Octave-spanning tunable parametric oscillation in nanophotonics

TL;DR

This paper demonstrates an ultra-widely tunable, octave-spanning optical parametric oscillator in nanophotonics, covering wavelengths from 1.53 to 3.25 micrometers, enabling new applications in mid-infrared spectroscopy.

Contribution

The work introduces the first octave-spanning tunable source in nanophotonics extending into the mid-infrared using dispersion-engineered lithium niobate nanophotonics.

Findings

Tunable output from 1.53 to 3.25 μm achieved

Output powers reach tens of milliwatts

First demonstration of octave-spanning tunable source in nanophotonics

Abstract

Widely-tunable coherent sources are desirable in nanophotonics for a multitude of applications ranging from communications to sensing. The mid-infrared spectral region (wavelengths beyond 2 $\mu$m) is particularly important for applications relying on molecular spectroscopy.

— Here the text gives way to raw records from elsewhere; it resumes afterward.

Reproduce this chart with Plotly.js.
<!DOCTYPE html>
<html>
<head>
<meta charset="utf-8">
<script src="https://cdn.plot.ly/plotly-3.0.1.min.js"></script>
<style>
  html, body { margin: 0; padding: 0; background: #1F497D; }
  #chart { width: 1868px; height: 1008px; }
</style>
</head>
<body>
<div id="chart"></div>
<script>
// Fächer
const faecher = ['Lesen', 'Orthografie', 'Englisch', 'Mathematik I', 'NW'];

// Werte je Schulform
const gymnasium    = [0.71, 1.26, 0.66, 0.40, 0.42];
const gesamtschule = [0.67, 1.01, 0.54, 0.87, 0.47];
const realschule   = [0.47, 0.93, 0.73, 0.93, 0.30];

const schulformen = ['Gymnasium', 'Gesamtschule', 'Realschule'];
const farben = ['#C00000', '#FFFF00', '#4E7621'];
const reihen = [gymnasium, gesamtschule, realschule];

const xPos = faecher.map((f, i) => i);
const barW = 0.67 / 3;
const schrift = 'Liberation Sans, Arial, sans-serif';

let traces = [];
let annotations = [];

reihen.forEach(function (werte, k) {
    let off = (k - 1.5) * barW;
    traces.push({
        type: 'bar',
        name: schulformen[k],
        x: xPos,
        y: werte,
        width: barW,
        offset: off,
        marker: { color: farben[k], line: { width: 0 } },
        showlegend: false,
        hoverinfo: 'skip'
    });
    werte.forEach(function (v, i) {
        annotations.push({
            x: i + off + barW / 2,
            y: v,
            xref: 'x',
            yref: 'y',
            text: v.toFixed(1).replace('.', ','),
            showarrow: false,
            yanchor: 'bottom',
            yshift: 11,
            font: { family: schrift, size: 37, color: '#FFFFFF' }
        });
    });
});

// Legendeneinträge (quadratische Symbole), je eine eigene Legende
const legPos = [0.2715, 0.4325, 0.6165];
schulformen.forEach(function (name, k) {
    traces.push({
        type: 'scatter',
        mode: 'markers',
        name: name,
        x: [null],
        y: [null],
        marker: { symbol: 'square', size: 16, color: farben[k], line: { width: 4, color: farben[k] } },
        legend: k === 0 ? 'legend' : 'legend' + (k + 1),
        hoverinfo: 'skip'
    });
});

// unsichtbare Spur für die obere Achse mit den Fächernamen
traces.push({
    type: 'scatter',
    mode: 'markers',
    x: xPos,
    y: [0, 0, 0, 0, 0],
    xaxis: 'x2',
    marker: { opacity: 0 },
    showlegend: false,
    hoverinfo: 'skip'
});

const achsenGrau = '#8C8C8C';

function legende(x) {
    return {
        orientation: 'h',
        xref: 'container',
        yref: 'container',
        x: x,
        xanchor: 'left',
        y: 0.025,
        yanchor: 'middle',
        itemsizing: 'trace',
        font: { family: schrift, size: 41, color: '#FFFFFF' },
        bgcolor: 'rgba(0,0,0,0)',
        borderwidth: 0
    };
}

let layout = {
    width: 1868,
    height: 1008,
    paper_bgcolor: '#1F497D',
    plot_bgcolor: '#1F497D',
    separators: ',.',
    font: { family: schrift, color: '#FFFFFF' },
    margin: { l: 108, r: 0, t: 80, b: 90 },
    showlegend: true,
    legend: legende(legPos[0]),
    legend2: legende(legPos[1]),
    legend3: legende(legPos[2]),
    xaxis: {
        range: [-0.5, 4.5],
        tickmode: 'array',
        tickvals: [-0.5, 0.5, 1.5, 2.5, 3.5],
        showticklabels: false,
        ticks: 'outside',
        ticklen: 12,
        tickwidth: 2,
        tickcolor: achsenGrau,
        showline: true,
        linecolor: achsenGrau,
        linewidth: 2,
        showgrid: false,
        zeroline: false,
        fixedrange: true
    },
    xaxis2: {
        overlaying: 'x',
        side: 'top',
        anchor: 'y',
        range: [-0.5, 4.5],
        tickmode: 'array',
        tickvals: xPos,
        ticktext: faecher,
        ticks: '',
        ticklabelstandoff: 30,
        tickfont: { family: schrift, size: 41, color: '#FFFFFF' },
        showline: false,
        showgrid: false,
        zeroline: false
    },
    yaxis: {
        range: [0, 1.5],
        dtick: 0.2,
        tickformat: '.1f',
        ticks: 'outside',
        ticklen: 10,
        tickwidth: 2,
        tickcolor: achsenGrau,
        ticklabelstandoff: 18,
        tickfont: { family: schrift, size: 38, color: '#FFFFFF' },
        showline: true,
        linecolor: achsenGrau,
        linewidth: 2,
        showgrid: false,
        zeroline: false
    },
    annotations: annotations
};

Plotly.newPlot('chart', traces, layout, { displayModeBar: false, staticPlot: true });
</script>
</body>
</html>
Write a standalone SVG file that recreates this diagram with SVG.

Among tunable sources, optical parametric oscillators typically offer some of the broadest tuning ranges; however, their implementations in nanophotonics have been limited to narrow tuning ranges and only at visible and near-infrared wavelengths. Here, we surpass these limits in dispersion-engineered periodically-poled lithium niobate nanophotonics and demonstrate ultra-widely tunable optical parametric oscillators. With a pump wavelength near 1 $\mu$m, we generate output wavelengths tunable from 1.53 $\mu$m to 3.25 $\mu$m in a single chip with output powers as high as tens of milliwatts. Our results represent the first octave-spanning tunable source in nanophotonics extending into the mid-infrared which can be useful for numerous integrated photonic applications.